## Work to do
Reproduce the listing word for word. Skip any image.

══════

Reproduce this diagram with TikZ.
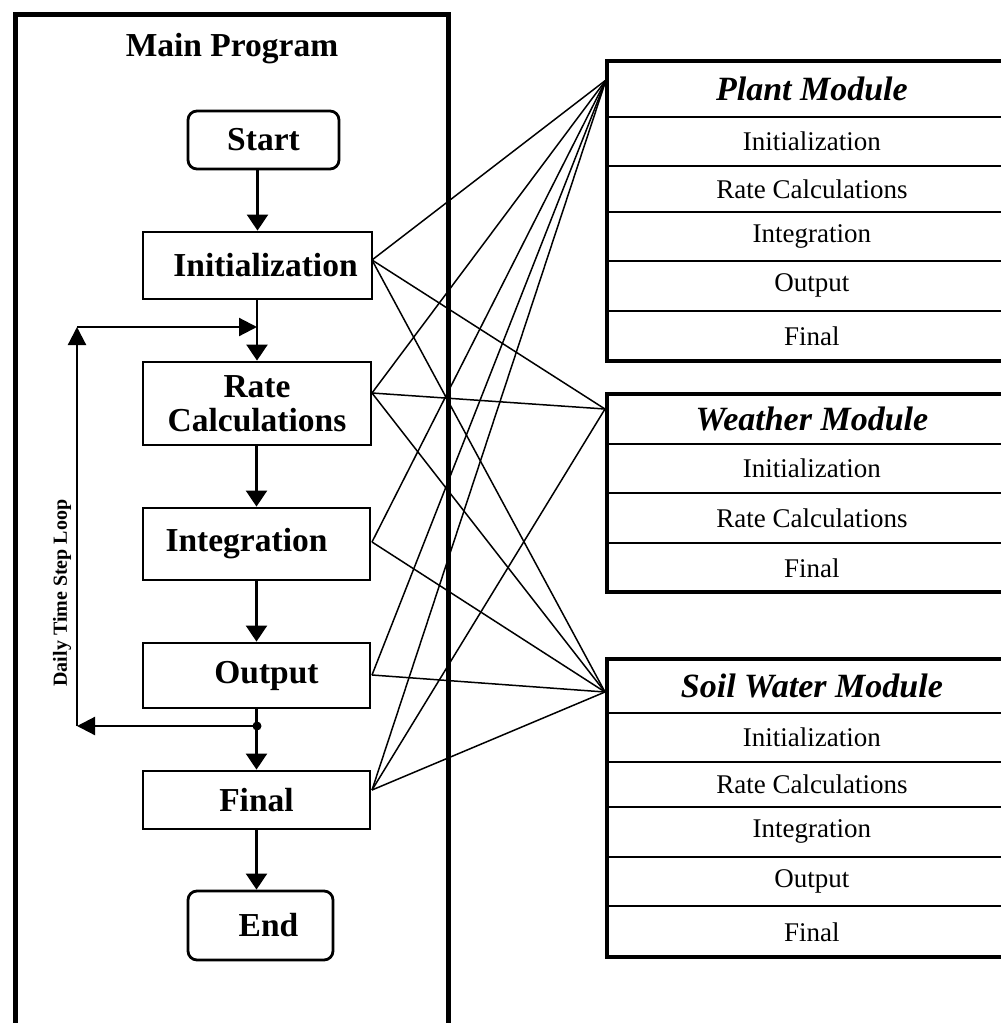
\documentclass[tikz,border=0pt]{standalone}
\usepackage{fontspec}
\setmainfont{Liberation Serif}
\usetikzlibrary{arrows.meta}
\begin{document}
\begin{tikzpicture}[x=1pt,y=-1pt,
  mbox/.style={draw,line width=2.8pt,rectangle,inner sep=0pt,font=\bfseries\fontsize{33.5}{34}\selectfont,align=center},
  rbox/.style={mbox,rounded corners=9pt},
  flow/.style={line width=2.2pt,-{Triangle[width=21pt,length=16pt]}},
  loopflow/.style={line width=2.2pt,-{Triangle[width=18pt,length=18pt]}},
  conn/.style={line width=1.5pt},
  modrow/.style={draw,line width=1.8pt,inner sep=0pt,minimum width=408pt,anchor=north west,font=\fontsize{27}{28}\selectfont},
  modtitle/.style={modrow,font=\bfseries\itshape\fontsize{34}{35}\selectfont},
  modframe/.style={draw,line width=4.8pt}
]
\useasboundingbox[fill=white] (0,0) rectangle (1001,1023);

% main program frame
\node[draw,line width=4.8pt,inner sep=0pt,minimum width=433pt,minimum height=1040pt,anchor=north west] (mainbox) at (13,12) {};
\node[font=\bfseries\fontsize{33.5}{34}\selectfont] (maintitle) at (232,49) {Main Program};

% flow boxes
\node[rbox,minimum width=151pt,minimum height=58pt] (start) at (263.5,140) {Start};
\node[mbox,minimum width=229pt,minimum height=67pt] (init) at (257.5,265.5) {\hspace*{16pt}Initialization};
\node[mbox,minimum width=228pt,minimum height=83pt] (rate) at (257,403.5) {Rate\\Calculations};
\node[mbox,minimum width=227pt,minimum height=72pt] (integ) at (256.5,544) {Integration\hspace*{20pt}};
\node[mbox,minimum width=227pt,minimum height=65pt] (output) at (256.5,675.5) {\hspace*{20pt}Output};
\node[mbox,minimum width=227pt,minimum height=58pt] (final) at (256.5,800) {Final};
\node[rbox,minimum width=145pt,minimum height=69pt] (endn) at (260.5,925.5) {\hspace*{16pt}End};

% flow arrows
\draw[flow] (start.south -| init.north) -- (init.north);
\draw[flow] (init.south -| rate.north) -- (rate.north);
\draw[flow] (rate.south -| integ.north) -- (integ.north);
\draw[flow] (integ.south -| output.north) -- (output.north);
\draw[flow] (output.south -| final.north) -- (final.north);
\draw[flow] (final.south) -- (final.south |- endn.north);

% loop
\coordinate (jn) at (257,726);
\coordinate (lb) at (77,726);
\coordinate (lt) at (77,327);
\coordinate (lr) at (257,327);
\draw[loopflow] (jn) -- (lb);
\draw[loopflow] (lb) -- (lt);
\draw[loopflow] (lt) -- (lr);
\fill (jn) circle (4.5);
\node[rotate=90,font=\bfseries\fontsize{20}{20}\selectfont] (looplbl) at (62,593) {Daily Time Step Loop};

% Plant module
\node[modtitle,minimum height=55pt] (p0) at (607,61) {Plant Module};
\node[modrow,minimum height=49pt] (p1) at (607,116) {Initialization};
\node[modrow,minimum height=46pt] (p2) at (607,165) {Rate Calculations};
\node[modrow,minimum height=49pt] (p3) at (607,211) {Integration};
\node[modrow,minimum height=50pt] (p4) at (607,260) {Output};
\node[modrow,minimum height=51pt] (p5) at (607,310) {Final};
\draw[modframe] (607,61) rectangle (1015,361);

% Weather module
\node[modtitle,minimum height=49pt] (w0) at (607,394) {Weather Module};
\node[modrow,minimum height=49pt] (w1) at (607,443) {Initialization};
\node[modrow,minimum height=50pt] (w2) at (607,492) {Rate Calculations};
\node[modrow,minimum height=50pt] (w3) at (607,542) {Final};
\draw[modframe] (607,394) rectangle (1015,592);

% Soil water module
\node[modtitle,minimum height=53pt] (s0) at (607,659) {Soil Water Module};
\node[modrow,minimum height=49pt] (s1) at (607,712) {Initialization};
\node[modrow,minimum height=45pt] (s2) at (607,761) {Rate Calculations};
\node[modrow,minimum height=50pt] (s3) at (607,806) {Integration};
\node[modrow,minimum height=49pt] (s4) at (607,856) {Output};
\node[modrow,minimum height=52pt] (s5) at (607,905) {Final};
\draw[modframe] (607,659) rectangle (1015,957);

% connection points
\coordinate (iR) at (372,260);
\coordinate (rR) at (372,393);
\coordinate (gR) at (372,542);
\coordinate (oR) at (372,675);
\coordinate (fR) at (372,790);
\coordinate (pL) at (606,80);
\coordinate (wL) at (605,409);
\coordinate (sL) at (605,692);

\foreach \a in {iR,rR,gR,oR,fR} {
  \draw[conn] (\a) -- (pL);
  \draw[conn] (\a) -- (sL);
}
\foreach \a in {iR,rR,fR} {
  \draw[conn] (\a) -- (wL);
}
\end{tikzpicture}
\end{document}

══════

## Exercise solution
Reproduce this diagram with TikZ.
\documentclass[tikz,border=0pt]{standalone}
\usepackage{fontspec}
\setmainfont{Liberation Serif}
\usetikzlibrary{arrows.meta}
\begin{document}
\begin{tikzpicture}[x=1pt,y=-1pt,
  mbox/.style={draw,line width=2.8pt,rectangle,inner sep=0pt,font=\bfseries\fontsize{33.5}{34}\selectfont,align=center},
  rbox/.style={mbox,rounded corners=9pt},
  flow/.style={line width=2.2pt,-{Triangle[width=21pt,length=16pt]}},
  loopflow/.style={line width=2.2pt,-{Triangle[width=18pt,length=18pt]}},
  conn/.style={line width=1.5pt},
  modrow/.style={draw,line width=1.8pt,inner sep=0pt,minimum width=408pt,anchor=north west,font=\fontsize{27}{28}\selectfont},
  modtitle/.style={modrow,font=\bfseries\itshape\fontsize{34}{35}\selectfont},
  modframe/.style={draw,line width=4.8pt}
]
\useasboundingbox[fill=white] (0,0) rectangle (1001,1023);

% main program frame
\node[draw,line width=4.8pt,inner sep=0pt,minimum width=433pt,minimum height=1040pt,anchor=north west] (mainbox) at (13,12) {};
\node[font=\bfseries\fontsize{33.5}{34}\selectfont] (maintitle) at (232,49) {Main Program};

% flow boxes
\node[rbox,minimum width=151pt,minimum height=58pt] (start) at (263.5,140) {Start};
\node[mbox,minimum width=229pt,minimum height=67pt] (init) at (257.5,265.5) {\hspace*{16pt}Initialization};
\node[mbox,minimum width=228pt,minimum height=83pt] (rate) at (257,403.5) {Rate\\Calculations};
\node[mbox,minimum width=227pt,minimum height=72pt] (integ) at (256.5,544) {Integration\hspace*{20pt}};
\node[mbox,minimum width=227pt,minimum height=65pt] (output) at (256.5,675.5) {\hspace*{20pt}Output};
\node[mbox,minimum width=227pt,minimum height=58pt] (final) at (256.5,800) {Final};
\node[rbox,minimum width=145pt,minimum height=69pt] (endn) at (260.5,925.5) {\hspace*{16pt}End};

% flow arrows
\draw[flow] (start.south -| init.north) -- (init.north);
\draw[flow] (init.south -| rate.north) -- (rate.north);
\draw[flow] (rate.south -| integ.north) -- (integ.north);
\draw[flow] (integ.south -| output.north) -- (output.north);
\draw[flow] (output.south -| final.north) -- (final.north);
\draw[flow] (final.south) -- (final.south |- endn.north);

% loop
\coordinate (jn) at (257,726);
\coordinate (lb) at (77,726);
\coordinate (lt) at (77,327);
\coordinate (lr) at (257,327);
\draw[loopflow] (jn) -- (lb);
\draw[loopflow] (lb) -- (lt);
\draw[loopflow] (lt) -- (lr);
\fill (jn) circle (4.5);
\node[rotate=90,font=\bfseries\fontsize{20}{20}\selectfont] (looplbl) at (62,593) {Daily Time Step Loop};

% Plant module
\node[modtitle,minimum height=55pt] (p0) at (607,61) {Plant Module};
\node[modrow,minimum height=49pt] (p1) at (607,116) {Initialization};
\node[modrow,minimum height=46pt] (p2) at (607,165) {Rate Calculations};
\node[modrow,minimum height=49pt] (p3) at (607,211) {Integration};
\node[modrow,minimum height=50pt] (p4) at (607,260) {Output};
\node[modrow,minimum height=51pt] (p5) at (607,310) {Final};
\draw[modframe] (607,61) rectangle (1015,361);

% Weather module
\node[modtitle,minimum height=49pt] (w0) at (607,394) {Weather Module};
\node[modrow,minimum height=49pt] (w1) at (607,443) {Initialization};
\node[modrow,minimum height=50pt] (w2) at (607,492) {Rate Calculations};
\node[modrow,minimum height=50pt] (w3) at (607,542) {Final};
\draw[modframe] (607,394) rectangle (1015,592);

% Soil water module
\node[modtitle,minimum height=53pt] (s0) at (607,659) {Soil Water Module};
\node[modrow,minimum height=49pt] (s1) at (607,712) {Initialization};
\node[modrow,minimum height=45pt] (s2) at (607,761) {Rate Calculations};
\node[modrow,minimum height=50pt] (s3) at (607,806) {Integration};
\node[modrow,minimum height=49pt] (s4) at (607,856) {Output};
\node[modrow,minimum height=52pt] (s5) at (607,905) {Final};
\draw[modframe] (607,659) rectangle (1015,957);

% connection points
\coordinate (iR) at (372,260);
\coordinate (rR) at (372,393);
\coordinate (gR) at (372,542);
\coordinate (oR) at (372,675);
\coordinate (fR) at (372,790);
\coordinate (pL) at (606,80);
\coordinate (wL) at (605,409);
\coordinate (sL) at (605,692);

\foreach \a in {iR,rR,gR,oR,fR} {
  \draw[conn] (\a) -- (pL);
  \draw[conn] (\a) -- (sL);
}
\foreach \a in {iR,rR,fR} {
  \draw[conn] (\a) -- (wL);
}
\end{tikzpicture}
\end{document}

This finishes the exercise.